HVAC-unit-in-condo.jpgI am the same person who asked the question yesterday about noise from the water pump.

Our unit is 1800 square feet, with 12 ft ceilings. For the entire unit, we have 2 through-the-wall PTAC units (13,000 BTU). Those particular units provide heat and cooling - though possibly in the most inefficient way possible.

The issue is that they are nowhere near big enough to handle the space. The main room unit is taxed with 1200 square feet or so - nearly double what that unit can handle. The bedroom situation is even worse. One unit for 2 rooms and the developer cut a 2'x4' hole in the wall between rooms for the air to circulate. Not ideal.

The problem is, when we bought the place, it was empty and the power was off. There was no way to check to see if the system actually worked. When we did get in (August 1st in Philly) it was immediately apparent that the system wasn't going to cut it.

We complained, and after some back-and-forth, the seller agreed to have the units checked which the front room unit was found to be faulty. They replaced it and we thought the problem was solved.

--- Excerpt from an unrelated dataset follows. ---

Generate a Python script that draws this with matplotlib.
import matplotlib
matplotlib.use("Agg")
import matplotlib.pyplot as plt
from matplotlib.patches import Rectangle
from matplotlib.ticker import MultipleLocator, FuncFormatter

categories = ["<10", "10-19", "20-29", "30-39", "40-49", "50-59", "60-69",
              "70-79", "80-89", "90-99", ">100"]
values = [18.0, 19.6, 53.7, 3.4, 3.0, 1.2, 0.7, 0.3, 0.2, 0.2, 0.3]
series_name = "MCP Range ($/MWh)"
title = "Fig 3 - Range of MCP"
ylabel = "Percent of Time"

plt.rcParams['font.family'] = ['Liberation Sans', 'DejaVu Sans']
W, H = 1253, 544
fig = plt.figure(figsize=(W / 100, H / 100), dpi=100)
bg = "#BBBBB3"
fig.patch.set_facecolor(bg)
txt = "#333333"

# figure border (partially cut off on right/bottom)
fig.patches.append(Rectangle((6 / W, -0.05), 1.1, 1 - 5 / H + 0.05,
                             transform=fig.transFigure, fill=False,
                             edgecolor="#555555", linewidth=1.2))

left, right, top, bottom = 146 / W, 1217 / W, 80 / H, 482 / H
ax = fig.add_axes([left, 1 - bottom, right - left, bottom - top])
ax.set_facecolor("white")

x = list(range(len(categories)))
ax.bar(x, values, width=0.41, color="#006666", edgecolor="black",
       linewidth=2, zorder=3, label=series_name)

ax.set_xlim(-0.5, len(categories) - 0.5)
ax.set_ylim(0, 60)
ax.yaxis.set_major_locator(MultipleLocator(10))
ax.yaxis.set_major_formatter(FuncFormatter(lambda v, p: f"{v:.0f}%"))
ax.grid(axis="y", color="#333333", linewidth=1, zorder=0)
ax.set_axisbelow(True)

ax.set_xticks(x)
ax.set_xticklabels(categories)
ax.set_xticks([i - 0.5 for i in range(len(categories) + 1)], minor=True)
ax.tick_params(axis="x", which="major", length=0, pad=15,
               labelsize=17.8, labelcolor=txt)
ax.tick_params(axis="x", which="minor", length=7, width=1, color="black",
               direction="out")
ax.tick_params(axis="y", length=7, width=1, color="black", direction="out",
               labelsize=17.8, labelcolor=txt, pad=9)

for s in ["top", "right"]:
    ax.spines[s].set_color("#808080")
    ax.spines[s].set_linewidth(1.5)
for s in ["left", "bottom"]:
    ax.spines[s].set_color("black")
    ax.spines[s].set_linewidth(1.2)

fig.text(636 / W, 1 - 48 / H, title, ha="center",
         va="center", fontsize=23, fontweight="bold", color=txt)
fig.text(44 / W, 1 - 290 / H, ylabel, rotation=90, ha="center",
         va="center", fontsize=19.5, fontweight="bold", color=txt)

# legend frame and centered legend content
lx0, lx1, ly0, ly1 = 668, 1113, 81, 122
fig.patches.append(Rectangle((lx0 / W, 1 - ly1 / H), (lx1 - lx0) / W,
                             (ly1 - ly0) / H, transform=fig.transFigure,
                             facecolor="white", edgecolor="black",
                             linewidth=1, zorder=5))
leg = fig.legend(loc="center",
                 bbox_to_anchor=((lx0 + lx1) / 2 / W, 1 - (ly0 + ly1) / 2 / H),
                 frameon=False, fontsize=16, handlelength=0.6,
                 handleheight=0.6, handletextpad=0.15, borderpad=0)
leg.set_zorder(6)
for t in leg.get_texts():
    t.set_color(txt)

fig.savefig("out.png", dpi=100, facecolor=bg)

Quickly we found that the unit just couldn't handle the space. So, understanding that it's our responsibility to fix the issue as we bought it as is, we applied to the HOA have a suitable HVAC system installed.

We had a licensed HVAC guy come by and give us an estimate that involved hanging 4 mini-split units high on walls (2 in main room, 1 in each bed room) and the placement of 2 condenser units in a shared ally tucked harmlessly under a fire escape stair case.

The area under the staircase is barely even accessible from the alley as the staircase nearly takes up the width. In no way would these condensers be impeding access or getting in the way.

So I formally asked the board (with supporting pictures, estimates and a detailed scope of work description) through the building manager.

After about 2 weeks, I asked the manager about the request and he said they were worried about the noise level of the condensers. Also, they weren't sure that we would be allowed to drill four 2.5" holes in the brick for drainage/coolant lines. he said they might require us to hire a structural engineer to come out and take a look.

This was about 3 weeks ago. I haven't heard anything since and no one's responding. Technically, I haven't gotten a response at all.

My questions are: Is there a law in Philly where if after a certain amount of time passes and you haven't heard a response, it's considered a yes?

And, since this is a vital system, shouldn't there be some expediency to the process? It's about to get cold. Thanks all.